I loved One Day I’ll Write About This Place by Binyavanga Wainaina. I thought it was so exciting in style and written in such an innovative way, and so lovely and personal; such an African love story in a way. You can just tell this is a man who is a true Pan Africanist, who loves all of the corners of this continent with passion. I really loved that. I also loved Memory of Love by Aminatta Forna. Recently I read Open City by Teju Cole and thought it was brilliant. My favorite short story collection ever is written by Henrietta Rose-Innes. Her collection Homing is fantastic, full of stories that just took root in my mind and have never left. I also am a big fan of Andre Brink. I love many of his books but especially Chain of Voices, Devil’s Valley, and Imaginings of Sand.
What are your thoughts on the future of the publishing industry in Africa, or more specifically, Botswana?
I would hope more and more publishing would go digital. Our biggest problem in Botswana and on the continent is distribution of our books. Ebooks will solve that if we get the systems in place.
Do you have to travel much in between your writing obligations? Which places in Africa have you been to or would love to visit?
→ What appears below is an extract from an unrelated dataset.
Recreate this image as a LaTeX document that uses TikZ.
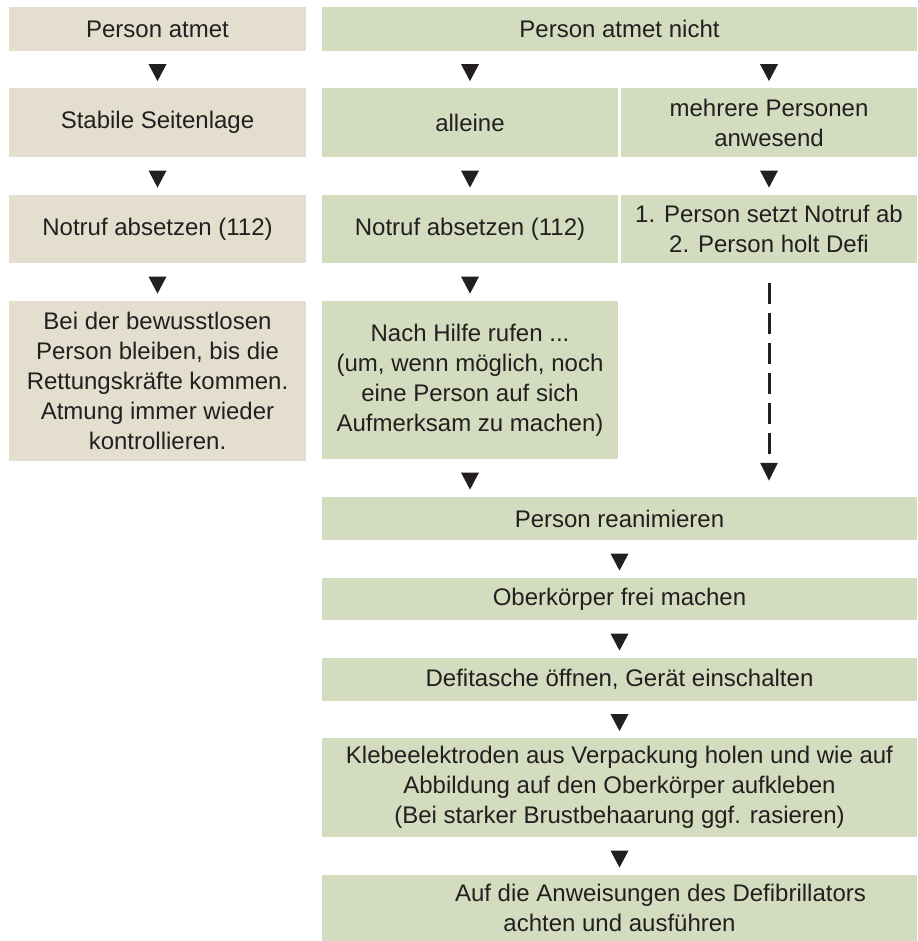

I travel now and then, I wouldn’t say a lot. In Africa, travelling for my writing, I’ve been to Lagos Nigeria, El Gouna Egypt, Nairobi Kenya and Cape Town and Johannesburg South Africa. I’d love to visit most everywhere, I love to travel. And it is such a blessing to travel and meet writers. That always inspires me.
What is the best writing advice you have ever received?
I think like many writers, On Writing by Stephen King has been very helpful. The best thing he said in there was that you must go to your office everyday like a job. You must be at your desk so your muse can find you. That’s what I do. Monday to Friday from about 10- 6:30 pm I am in my office writing. You’ll find me there and my muse will find me there too. But on the weekend I play because like Doris Lessing said, writers learn from life. You must live.